Bridgman’s family believes he was an innocent bystander in a gang shooting. He was a quiet, respectful and humble “homebody,” relatives said Friday as they sat outside his house in the 100 block of North Waller Avenue.

Like his father and brothers, Bridgman was a practicing Muslim who had been fasting for Ramadan, the Islamic holy month that runs from July 8 to Aug. 7 this year.

Police said Bridgman had documented gang ties in his youth. But it was unclear whether he was still involved with a gang at the time of his death.

With 27 college credits under his belt, Bridgman was back in school training to become a high-school basketball coach, Duncan said. He had been a star athlete and was almost drafted when he was younger, but “came up with the wrong crowd,” she said.

Bridgman was “great with kids” and “an amazing father,” Duncan said. He spent most of his time with his family, helping out around the house and playing with his five children: daughters ages 9, 6, 4 and 3; and a son, 1.

Duncan said she struggles with how to explain Bridgman’s death to their kids.

“My 6-year-old said, ‘Now we can’t go outside because we’ll get shot too,’” Duncan said. “And my 4-year-old told me: ‘Daddy’s gone. God kidnapped him.’

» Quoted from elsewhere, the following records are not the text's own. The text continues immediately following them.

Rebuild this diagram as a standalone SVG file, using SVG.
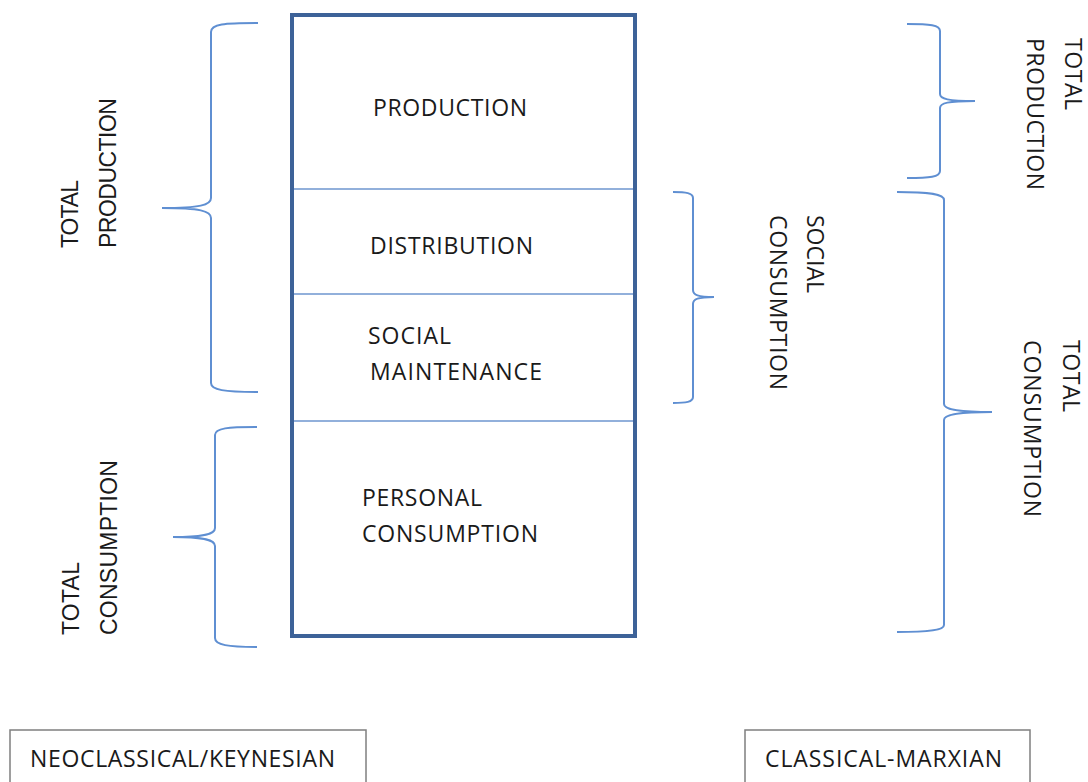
<svg xmlns="http://www.w3.org/2000/svg" width="1088" height="782" viewBox="0 0 1088 782">
<style>
.t{font-family:"Open Sans","Liberation Sans",sans-serif;font-size:23px;fill:#1a1a1a}
.a{font-family:"Liberation Sans",Arial,sans-serif;font-size:23px;fill:#1a1a1a}
.br{fill:none;stroke:#5f8fd2;stroke-width:2}
.div{stroke:#6e96cf;stroke-width:1.6}
.lb{fill:#fff;stroke:#7f7f7f;stroke-width:1.5}
</style>
<rect width="1088" height="782" fill="#fff"/>
<g id="main-box">
<rect x="292" y="15" width="343" height="621" fill="#fff" stroke="#3d6298" stroke-width="4"/>
</g>
<g id="dividers">
<line class="div" x1="294" y1="189" x2="633" y2="189"/>
<line class="div" x1="294" y1="294" x2="633" y2="294"/>
<line class="div" x1="294" y1="421" x2="633" y2="421"/>
</g>
<g id="production"><text class="t" x="373" y="116" textLength="154">PRODUCTION</text></g>
<g id="distribution"><text class="t" x="370" y="254" textLength="163">DISTRIBUTION</text></g>
<g id="social-maintenance"><text class="t" x="368" y="344" textLength="83">SOCIAL</text><text class="t" x="370" y="380" textLength="172">MAINTENANCE</text></g>
<g id="personal-consumption"><text class="t" x="362" y="506" textLength="120">PERSONAL</text><text class="t" x="362" y="542" textLength="176">CONSUMPTION</text></g>
<g id="connectors">
<path class="br" d="M258,23 C224,23 211,24 211,32 L211,198 C211,205 200,208 162,208 C200,208 211,211 211,218 L211,383 C211,390 224,392 258,392"/>
<path class="br" d="M257,427 C228,427 215,428 215,435 L215,528 C215,534 205,537 173,537 C205,537 215,540 215,546 L215,638 C215,645 228,647 257,647"/>
<path class="br" d="M907,24 C930,24 940,25 940,31 L940,94 C940,99 948,101 975,101 C948,101 940,103 940,108 L940,171 C940,177 930,178 907,178"/>
<path class="br" d="M673,192 C686,192 693,193 693,198 L693,290 C693,295 698,297 714,297 C698,297 693,299 693,304 L693,397 C693,402 686,403 673,403"/>
<path class="br" d="M897,192 C930,192 944,194 944,200 L944,404 C944,409 955,412 992,412 C955,412 944,415 944,420 L944,625 C944,630 930,632 897,632"/>
</g>
<g id="left-total-production">
<text class="a" transform="translate(78,248) rotate(-90)" textLength="68">TOTAL</text>
<text class="a" transform="translate(116,248) rotate(-90)" textLength="150">PRODUCTION</text>
</g>
<g id="left-total-consumption">
<text class="a" transform="translate(79,635) rotate(-90)" textLength="73">TOTAL</text>
<text class="a" transform="translate(117,635) rotate(-90)" textLength="175">CONSUMPTION</text>
</g>
<g id="right-total-production">
<text class="t" transform="translate(1065,38) rotate(90)" textLength="72">TOTAL</text>
<text class="t" transform="translate(1027,38) rotate(90)" textLength="152">PRODUCTION</text>
</g>
<g id="social-consumption">
<text class="t" transform="translate(807,215) rotate(90)" textLength="78">SOCIAL</text>
<text class="t" transform="translate(770,215) rotate(90)" textLength="175">CONSUMPTION</text>
</g>
<g id="right-total-consumption">
<text class="t" transform="translate(1063,340) rotate(90)" textLength="72">TOTAL</text>
<text class="t" transform="translate(1024,340) rotate(90)" textLength="177">CONSUMPTION</text>
</g>
<g id="neoclassical">
<rect class="lb" x="10" y="730" width="356" height="60"/>
<text class="t" x="30" y="767" textLength="305">NEOCLASSICAL/KEYNESIAN</text>
</g>
<g id="classical-marxian">
<rect class="lb" x="745" y="730" width="285" height="60"/>
<text class="t" x="765" y="767" textLength="237">CLASSICAL-MARXIAN</text>
</g>
</svg>
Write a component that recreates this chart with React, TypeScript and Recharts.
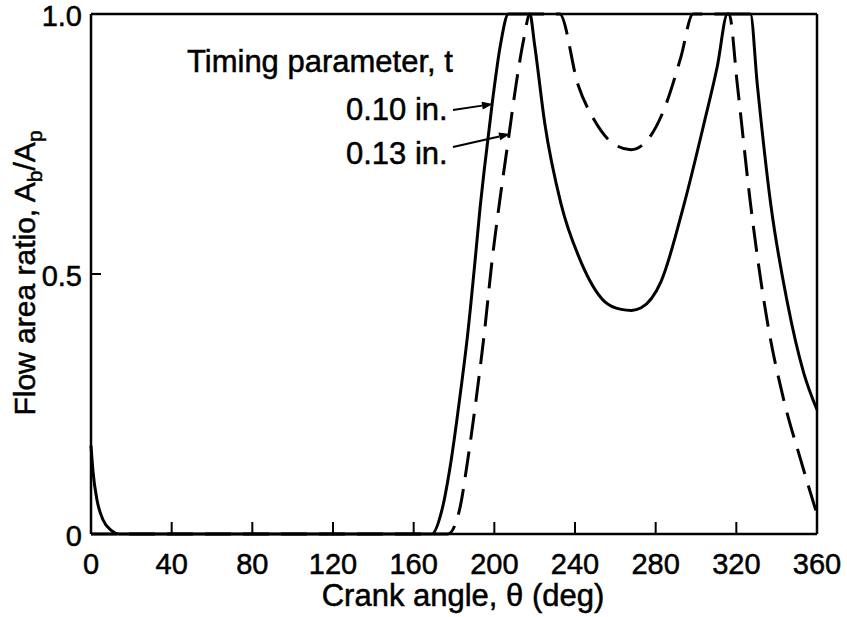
import { LineChart, Line, XAxis, YAxis, ReferenceLine } from "recharts";

const FONT = '"Liberation Sans", Arial, Helvetica, sans-serif';

const angleTicks = [0, 40, 80, 120, 160, 200, 240, 280, 320, 360];
const ratioTicks = [0, 0.5, 1];

// t = 0.10 in. (solid)
const thinAngles = [
  0, 1, 3, 6, 10, 14, 169, 174, 178.6, 182.7, 186.8, 190.9, 193, 195, 199,
  203, 207, 217.6, 220, 225, 233, 243, 254.7, 262.9, 268, 272.8, 282.6, 294.2,
  304, 310.6, 315.6, 327, 330.4, 337, 345.2, 353.4, 360,
];
const thinRatios = [
  0.17, 0.12, 0.065, 0.027, 0.007, 0, 0, 0.046, 0.142, 0.257, 0.385, 0.544,
  0.63, 0.7, 0.83, 0.94, 1, 1, 0.94, 0.79, 0.636, 0.523, 0.447, 0.432, 0.43,
  0.435, 0.485, 0.636, 0.79, 0.9, 1, 1, 0.864, 0.636, 0.447, 0.31, 0.239,
];

// t = 0.13 in. (dashed)
const thickAngles = [
  0, 177, 182.7, 186.8, 190.9, 195, 199, 203, 207, 211, 214.5, 217.6, 232.4,
  241.5, 249.7, 257.9, 267.8, 276, 284.3, 292.5, 298.5, 316.4, 320.5, 327,
  335.3, 343.5, 351.8, 360,
];
const thickRatios = [
  0, 0, 0.046, 0.142, 0.257, 0.385, 0.53, 0.65, 0.76, 0.87, 0.95, 1, 1, 0.864,
  0.795, 0.754, 0.739, 0.758, 0.818, 0.917, 1, 1, 0.864, 0.636, 0.41, 0.258,
  0.144, 0.038,
];

const thinData = thinAngles.map((a, i) => ({ angle: a, ratio: thinRatios[i] }));
const thickData = thickAngles.map((a, i) => ({ angle: a, ratio: thickRatios[i] }));

const textStyle = {
  fill: "#000",
  fontFamily: FONT,
  stroke: "#000",
  strokeWidth: 0.5,
};

function AngleTick(props: any) {
  const { x, y, payload } = props;
  return (
    <g>
      <line x1={x} y1={y} x2={x} y2={y - 12} stroke="#000" strokeWidth={2} />
      <text x={x} y={y + 40} textAnchor="middle" fontSize={29} {...textStyle}>
        {payload.value}
      </text>
    </g>
  );
}

function RatioTick(props: any) {
  const { x, y, payload } = props;
  const v = payload.value;
  return (
    <g>
      <line x1={x} y1={y} x2={x + 10} y2={y} stroke="#000" strokeWidth={2} />
      <text x={x - 9} y={y + 12} textAnchor="end" fontSize={29} {...textStyle}>
        {v === 0 ? "0" : v.toFixed(1)}
      </text>
    </g>
  );
}

const XTitle = () => (
  <text x={463} y={606} textAnchor="middle" fontSize={31} {...textStyle}>
    Crank angle, θ (deg)
  </text>
);

const YTitle = () => (
  <text
    transform="translate(35, 273) rotate(-90)"
    textAnchor="middle"
    fontSize={30}
    {...textStyle}
  >
    Flow area ratio, A<tspan fontSize={21} dy={7}>b</tspan>
    <tspan dy={-7}>/A</tspan>
    <tspan fontSize={21} dy={7}>p</tspan>
  </text>
);

function Arrow({ x1, y1, x2, y2 }: { x1: number; y1: number; x2: number; y2: number }) {
  const len = Math.hypot(x2 - x1, y2 - y1);
  const ux = (x2 - x1) / len;
  const uy = (y2 - y1) / len;
  const bx = x2 - ux * 11;
  const by = y2 - uy * 11;
  const head = `${x2},${y2} ${bx - uy * 4},${by + ux * 4} ${bx + uy * 4},${by - ux * 4}`;
  return (
    <g>
      <line x1={x1} y1={y1} x2={bx} y2={by} stroke="#000" strokeWidth={2} />
      <polygon points={head} fill="#000" />
    </g>
  );
}

export default function App() {
  return (
    <div style={{ position: "absolute", left: 0, top: 0, width: 847, height: 617, background: "#fff" }}>
      <LineChart
        width={847}
        height={617}
        margin={{ top: 14, right: 30, left: 0, bottom: 0 }}
      >
        <XAxis
          dataKey="angle"
          type="number"
          domain={[0, 360]}
          ticks={angleTicks}
          interval={0}
          height={83}
          tickSize={0}
          tickMargin={0}
          tick={(p: any) => <AngleTick {...p} />}
          axisLine={{ stroke: "#000", strokeWidth: 2.5 }}
          label={<XTitle />}
        />
        <YAxis
          type="number"
          domain={[0, 1]}
          ticks={ratioTicks}
          interval={0}
          width={91}
          tickSize={0}
          tickMargin={0}
          tick={(p: any) => <RatioTick {...p} />}
          axisLine={{ stroke: "#000", strokeWidth: 2.5 }}
          label={<YTitle />}
        />
        <ReferenceLine y={1} stroke="#000" strokeWidth={2.5} />
        <ReferenceLine x={360} stroke="#000" strokeWidth={2.5} />
        <Line
          data={thinData}
          dataKey="ratio"
          type="monotone"
          stroke="#000"
          strokeWidth={3}
          dot={false}
          isAnimationActive={false}
        />
        <Line
          data={thickData}
          dataKey="ratio"
          type="monotone"
          stroke="#000"
          strokeWidth={3}
          strokeDasharray="26 12"
          dot={false}
          isAnimationActive={false}
        />
      </LineChart>
      <svg
        width={847}
        height={617}
        style={{ position: "absolute", left: 0, top: 0, pointerEvents: "none" }}
      >
        <text x={187} y={72} fontSize={31} {...textStyle}>
          Timing parameter, t
        </text>
        <text x={346} y={120} fontSize={31} {...textStyle}>
          0.10 in.
        </text>
        <text x={346} y={164} fontSize={31} {...textStyle}>
          0.13 in.
        </text>
        <Arrow x1={453} y1={110} x2={493} y2={104} />
        <Arrow x1={453} y1={147} x2={510} y2={134} />
      </svg>
    </div>
  );
}
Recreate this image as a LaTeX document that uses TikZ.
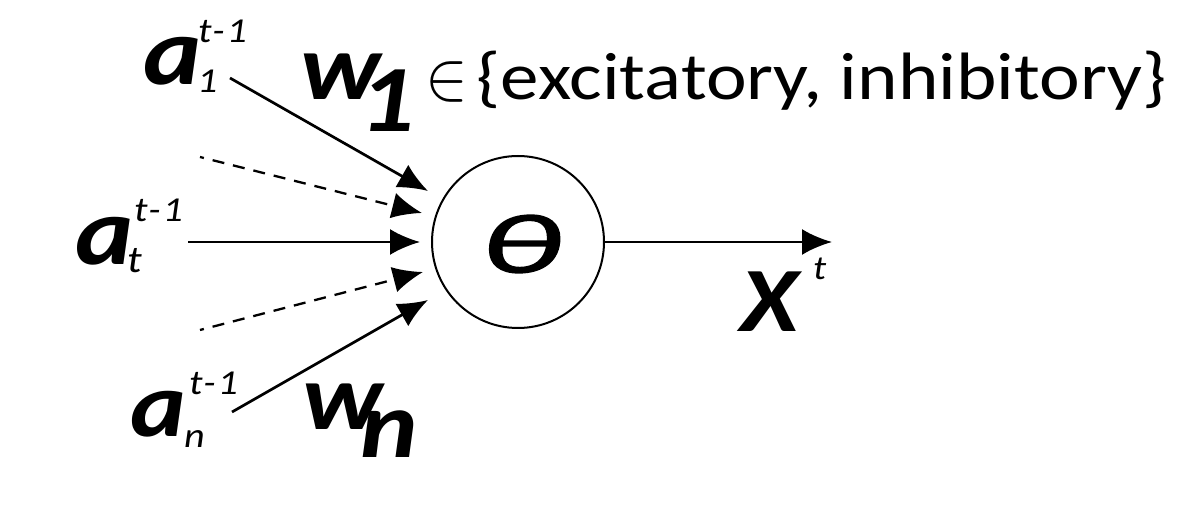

"My 9-year-old wants to know why they took him. 'Don’t they know he had kids? Don’t they know he was a good dad? Don’t they know we need him?'"

Elena Duncan's mother, 48-year-old Lashelle Duncan, said the shooters "aren't scared of police" because they know small penalties and short sentences accompany most gun crimes.

“If laws aren’t enforced, what’s there to be scared of? They’re like kids. If a mom’s not going to discipline her kid, how’s that kid going to be scared into listening to his mom and dad? It’s just the same thing: You get away with what they’ll allow you to get away with.”